• _Source code of charts_:
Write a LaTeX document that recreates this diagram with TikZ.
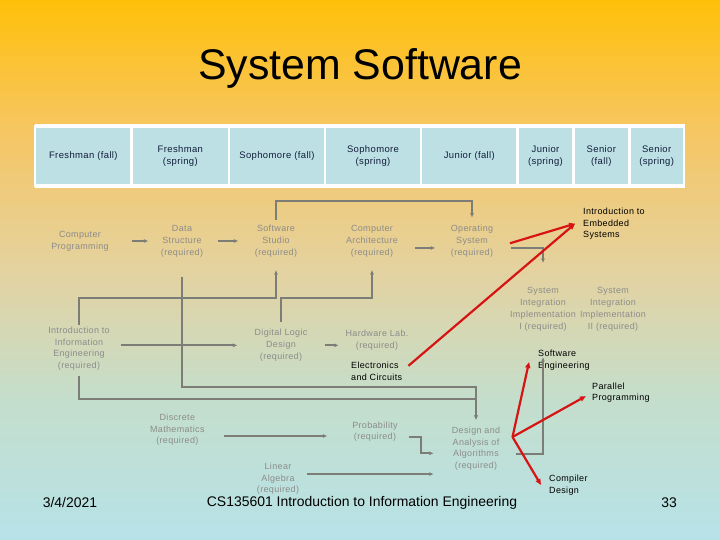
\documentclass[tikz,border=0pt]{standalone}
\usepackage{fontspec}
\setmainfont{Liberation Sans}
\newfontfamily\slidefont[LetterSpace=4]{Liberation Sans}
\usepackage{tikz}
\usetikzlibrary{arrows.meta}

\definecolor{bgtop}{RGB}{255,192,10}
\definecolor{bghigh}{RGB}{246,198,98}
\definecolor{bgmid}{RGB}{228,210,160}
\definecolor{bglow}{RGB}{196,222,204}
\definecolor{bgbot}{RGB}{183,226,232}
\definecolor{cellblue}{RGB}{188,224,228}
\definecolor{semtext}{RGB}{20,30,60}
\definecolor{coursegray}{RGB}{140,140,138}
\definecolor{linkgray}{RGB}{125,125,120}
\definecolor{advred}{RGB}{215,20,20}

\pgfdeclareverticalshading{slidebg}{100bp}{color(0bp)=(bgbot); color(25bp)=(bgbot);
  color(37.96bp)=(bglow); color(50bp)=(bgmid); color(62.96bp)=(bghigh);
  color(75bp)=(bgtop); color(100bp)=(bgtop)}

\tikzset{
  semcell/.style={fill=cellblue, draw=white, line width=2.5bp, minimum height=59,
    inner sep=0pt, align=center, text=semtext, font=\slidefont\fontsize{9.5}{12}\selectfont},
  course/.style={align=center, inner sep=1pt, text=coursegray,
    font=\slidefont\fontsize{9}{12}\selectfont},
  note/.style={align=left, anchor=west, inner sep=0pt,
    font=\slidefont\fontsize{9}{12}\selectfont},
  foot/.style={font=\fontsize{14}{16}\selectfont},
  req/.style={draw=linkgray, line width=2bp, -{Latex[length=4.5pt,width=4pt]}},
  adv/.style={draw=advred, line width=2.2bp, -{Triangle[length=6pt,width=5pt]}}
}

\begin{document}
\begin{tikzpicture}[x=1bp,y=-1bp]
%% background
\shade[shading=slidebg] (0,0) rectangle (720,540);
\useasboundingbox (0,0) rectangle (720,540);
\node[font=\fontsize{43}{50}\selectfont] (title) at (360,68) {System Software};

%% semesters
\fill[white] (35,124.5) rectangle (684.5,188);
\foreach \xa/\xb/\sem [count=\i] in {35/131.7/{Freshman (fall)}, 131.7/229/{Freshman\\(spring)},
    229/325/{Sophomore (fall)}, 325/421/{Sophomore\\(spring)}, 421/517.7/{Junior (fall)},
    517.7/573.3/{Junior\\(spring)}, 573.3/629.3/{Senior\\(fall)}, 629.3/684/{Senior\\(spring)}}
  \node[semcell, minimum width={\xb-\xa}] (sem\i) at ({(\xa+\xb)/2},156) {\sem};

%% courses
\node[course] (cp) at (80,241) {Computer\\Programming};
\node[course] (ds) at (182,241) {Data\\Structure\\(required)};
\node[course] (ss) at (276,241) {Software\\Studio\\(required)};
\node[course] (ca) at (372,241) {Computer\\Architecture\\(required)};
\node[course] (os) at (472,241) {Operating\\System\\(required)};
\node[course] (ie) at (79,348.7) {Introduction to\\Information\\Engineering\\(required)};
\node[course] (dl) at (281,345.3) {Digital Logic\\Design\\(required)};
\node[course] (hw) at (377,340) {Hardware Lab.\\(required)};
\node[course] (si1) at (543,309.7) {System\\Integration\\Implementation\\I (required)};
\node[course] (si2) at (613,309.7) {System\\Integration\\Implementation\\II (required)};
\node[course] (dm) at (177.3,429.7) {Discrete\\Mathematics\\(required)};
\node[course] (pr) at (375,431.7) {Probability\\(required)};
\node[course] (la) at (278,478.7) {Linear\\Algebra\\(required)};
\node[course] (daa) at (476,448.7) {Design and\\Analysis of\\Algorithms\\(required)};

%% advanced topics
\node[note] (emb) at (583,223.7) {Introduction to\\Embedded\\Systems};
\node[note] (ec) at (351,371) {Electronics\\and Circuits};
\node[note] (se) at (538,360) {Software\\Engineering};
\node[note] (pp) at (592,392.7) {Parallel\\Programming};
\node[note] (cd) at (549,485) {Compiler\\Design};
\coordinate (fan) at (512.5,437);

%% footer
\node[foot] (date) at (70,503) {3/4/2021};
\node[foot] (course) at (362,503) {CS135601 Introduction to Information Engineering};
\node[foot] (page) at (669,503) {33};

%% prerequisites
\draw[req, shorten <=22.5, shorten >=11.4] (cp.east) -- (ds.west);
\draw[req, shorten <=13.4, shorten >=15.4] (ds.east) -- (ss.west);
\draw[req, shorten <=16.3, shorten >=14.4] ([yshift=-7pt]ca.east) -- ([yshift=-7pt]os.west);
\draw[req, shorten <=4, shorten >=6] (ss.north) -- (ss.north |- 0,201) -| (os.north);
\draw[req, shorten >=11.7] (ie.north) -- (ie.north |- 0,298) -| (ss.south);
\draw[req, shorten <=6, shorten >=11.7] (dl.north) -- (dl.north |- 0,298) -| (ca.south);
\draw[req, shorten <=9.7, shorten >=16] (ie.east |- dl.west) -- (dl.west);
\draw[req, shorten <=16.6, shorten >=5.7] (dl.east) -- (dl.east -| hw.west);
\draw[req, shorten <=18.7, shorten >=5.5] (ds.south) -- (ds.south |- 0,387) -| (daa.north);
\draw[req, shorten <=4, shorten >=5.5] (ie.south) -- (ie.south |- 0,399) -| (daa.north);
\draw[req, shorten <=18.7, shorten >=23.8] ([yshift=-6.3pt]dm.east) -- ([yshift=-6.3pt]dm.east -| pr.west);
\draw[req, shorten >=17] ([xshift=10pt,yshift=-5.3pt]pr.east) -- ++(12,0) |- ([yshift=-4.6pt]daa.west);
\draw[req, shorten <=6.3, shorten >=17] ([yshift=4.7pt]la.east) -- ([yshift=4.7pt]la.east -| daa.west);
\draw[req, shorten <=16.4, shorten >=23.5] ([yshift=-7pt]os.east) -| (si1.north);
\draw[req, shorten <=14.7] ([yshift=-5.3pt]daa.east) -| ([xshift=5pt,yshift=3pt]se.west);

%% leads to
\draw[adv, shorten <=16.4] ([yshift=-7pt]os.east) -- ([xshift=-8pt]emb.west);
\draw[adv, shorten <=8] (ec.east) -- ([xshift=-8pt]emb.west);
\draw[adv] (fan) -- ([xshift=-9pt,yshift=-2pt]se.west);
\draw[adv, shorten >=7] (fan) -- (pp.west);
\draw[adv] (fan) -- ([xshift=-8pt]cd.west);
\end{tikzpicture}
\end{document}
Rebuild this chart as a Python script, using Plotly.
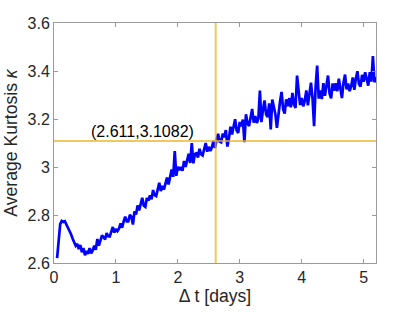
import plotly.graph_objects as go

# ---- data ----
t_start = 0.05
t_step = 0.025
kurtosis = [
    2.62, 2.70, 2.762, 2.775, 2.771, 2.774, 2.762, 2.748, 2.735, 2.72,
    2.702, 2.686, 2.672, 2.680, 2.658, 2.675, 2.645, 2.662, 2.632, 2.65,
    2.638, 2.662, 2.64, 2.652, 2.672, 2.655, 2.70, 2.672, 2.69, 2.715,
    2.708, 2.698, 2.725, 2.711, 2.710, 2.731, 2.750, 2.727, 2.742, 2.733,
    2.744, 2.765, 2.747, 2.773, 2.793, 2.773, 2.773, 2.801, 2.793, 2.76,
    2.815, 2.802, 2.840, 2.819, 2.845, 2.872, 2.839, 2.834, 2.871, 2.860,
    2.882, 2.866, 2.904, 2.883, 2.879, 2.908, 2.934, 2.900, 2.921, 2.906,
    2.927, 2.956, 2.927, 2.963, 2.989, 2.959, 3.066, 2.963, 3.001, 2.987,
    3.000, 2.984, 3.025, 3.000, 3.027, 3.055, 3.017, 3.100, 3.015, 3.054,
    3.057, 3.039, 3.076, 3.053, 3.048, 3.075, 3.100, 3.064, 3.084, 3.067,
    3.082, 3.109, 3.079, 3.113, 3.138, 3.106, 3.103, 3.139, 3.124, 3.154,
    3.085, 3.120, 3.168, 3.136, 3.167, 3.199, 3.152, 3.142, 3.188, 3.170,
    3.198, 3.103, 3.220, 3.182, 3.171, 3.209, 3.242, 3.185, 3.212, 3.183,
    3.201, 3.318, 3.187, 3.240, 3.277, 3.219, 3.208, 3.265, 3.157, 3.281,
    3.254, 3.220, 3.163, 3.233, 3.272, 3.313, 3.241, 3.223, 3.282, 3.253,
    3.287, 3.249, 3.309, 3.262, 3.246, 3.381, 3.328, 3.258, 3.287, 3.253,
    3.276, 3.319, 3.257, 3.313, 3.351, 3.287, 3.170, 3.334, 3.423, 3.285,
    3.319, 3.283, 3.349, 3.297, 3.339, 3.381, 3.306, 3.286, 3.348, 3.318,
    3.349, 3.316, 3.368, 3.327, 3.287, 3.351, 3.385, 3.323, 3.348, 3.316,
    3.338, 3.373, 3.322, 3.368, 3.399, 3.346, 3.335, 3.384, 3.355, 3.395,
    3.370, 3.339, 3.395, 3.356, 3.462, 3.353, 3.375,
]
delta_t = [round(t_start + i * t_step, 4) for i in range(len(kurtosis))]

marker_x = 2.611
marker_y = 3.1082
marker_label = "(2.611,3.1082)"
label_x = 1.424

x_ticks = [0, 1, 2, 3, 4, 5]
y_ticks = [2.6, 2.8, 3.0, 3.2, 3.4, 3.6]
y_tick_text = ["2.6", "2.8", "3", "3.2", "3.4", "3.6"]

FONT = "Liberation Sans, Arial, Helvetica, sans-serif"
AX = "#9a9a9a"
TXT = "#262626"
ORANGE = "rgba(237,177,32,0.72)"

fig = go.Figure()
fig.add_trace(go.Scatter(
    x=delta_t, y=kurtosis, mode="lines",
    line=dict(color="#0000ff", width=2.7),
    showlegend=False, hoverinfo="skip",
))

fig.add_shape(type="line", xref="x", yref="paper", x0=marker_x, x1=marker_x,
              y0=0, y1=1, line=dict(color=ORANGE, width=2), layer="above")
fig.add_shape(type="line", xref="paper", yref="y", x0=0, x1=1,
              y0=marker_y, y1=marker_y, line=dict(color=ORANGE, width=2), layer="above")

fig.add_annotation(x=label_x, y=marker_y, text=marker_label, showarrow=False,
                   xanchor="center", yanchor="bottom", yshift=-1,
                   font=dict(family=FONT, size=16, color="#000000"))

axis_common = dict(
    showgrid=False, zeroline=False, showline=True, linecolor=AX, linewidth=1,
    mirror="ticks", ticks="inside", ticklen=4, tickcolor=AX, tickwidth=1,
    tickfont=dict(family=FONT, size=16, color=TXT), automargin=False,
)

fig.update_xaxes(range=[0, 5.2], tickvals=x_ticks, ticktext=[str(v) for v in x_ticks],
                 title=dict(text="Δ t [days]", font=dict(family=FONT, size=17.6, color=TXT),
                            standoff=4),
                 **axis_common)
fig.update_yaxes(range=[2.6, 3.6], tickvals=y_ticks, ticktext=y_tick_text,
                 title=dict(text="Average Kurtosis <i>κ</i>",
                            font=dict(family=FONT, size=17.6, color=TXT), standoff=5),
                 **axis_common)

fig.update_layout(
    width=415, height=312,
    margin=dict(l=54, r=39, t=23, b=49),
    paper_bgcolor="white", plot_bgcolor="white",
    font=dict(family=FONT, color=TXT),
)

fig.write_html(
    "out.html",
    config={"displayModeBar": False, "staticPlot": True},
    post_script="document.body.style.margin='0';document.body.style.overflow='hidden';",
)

• _WHAT IS NEEDED_: Only the lines from the one with "Rebuild this chart" through the one with "label_x = 1.424", both included, go in the copy, exactly as written. Leave the pictures behind.

• _RESULT FOR THIS EXERCISE_:
Rebuild this chart as a Python script, using Plotly.
import plotly.graph_objects as go

# ---- data ----
t_start = 0.05
t_step = 0.025
kurtosis = [
    2.62, 2.70, 2.762, 2.775, 2.771, 2.774, 2.762, 2.748, 2.735, 2.72,
    2.702, 2.686, 2.672, 2.680, 2.658, 2.675, 2.645, 2.662, 2.632, 2.65,
    2.638, 2.662, 2.64, 2.652, 2.672, 2.655, 2.70, 2.672, 2.69, 2.715,
    2.708, 2.698, 2.725, 2.711, 2.710, 2.731, 2.750, 2.727, 2.742, 2.733,
    2.744, 2.765, 2.747, 2.773, 2.793, 2.773, 2.773, 2.801, 2.793, 2.76,
    2.815, 2.802, 2.840, 2.819, 2.845, 2.872, 2.839, 2.834, 2.871, 2.860,
    2.882, 2.866, 2.904, 2.883, 2.879, 2.908, 2.934, 2.900, 2.921, 2.906,
    2.927, 2.956, 2.927, 2.963, 2.989, 2.959, 3.066, 2.963, 3.001, 2.987,
    3.000, 2.984, 3.025, 3.000, 3.027, 3.055, 3.017, 3.100, 3.015, 3.054,
    3.057, 3.039, 3.076, 3.053, 3.048, 3.075, 3.100, 3.064, 3.084, 3.067,
    3.082, 3.109, 3.079, 3.113, 3.138, 3.106, 3.103, 3.139, 3.124, 3.154,
    3.085, 3.120, 3.168, 3.136, 3.167, 3.199, 3.152, 3.142, 3.188, 3.170,
    3.198, 3.103, 3.220, 3.182, 3.171, 3.209, 3.242, 3.185, 3.212, 3.183,
    3.201, 3.318, 3.187, 3.240, 3.277, 3.219, 3.208, 3.265, 3.157, 3.281,
    3.254, 3.220, 3.163, 3.233, 3.272, 3.313, 3.241, 3.223, 3.282, 3.253,
    3.287, 3.249, 3.309, 3.262, 3.246, 3.381, 3.328, 3.258, 3.287, 3.253,
    3.276, 3.319, 3.257, 3.313, 3.351, 3.287, 3.170, 3.334, 3.423, 3.285,
    3.319, 3.283, 3.349, 3.297, 3.339, 3.381, 3.306, 3.286, 3.348, 3.318,
    3.349, 3.316, 3.368, 3.327, 3.287, 3.351, 3.385, 3.323, 3.348, 3.316,
    3.338, 3.373, 3.322, 3.368, 3.399, 3.346, 3.335, 3.384, 3.355, 3.395,
    3.370, 3.339, 3.395, 3.356, 3.462, 3.353, 3.375,
]
delta_t = [round(t_start + i * t_step, 4) for i in range(len(kurtosis))]

marker_x = 2.611
marker_y = 3.1082
marker_label = "(2.611,3.1082)"
label_x = 1.424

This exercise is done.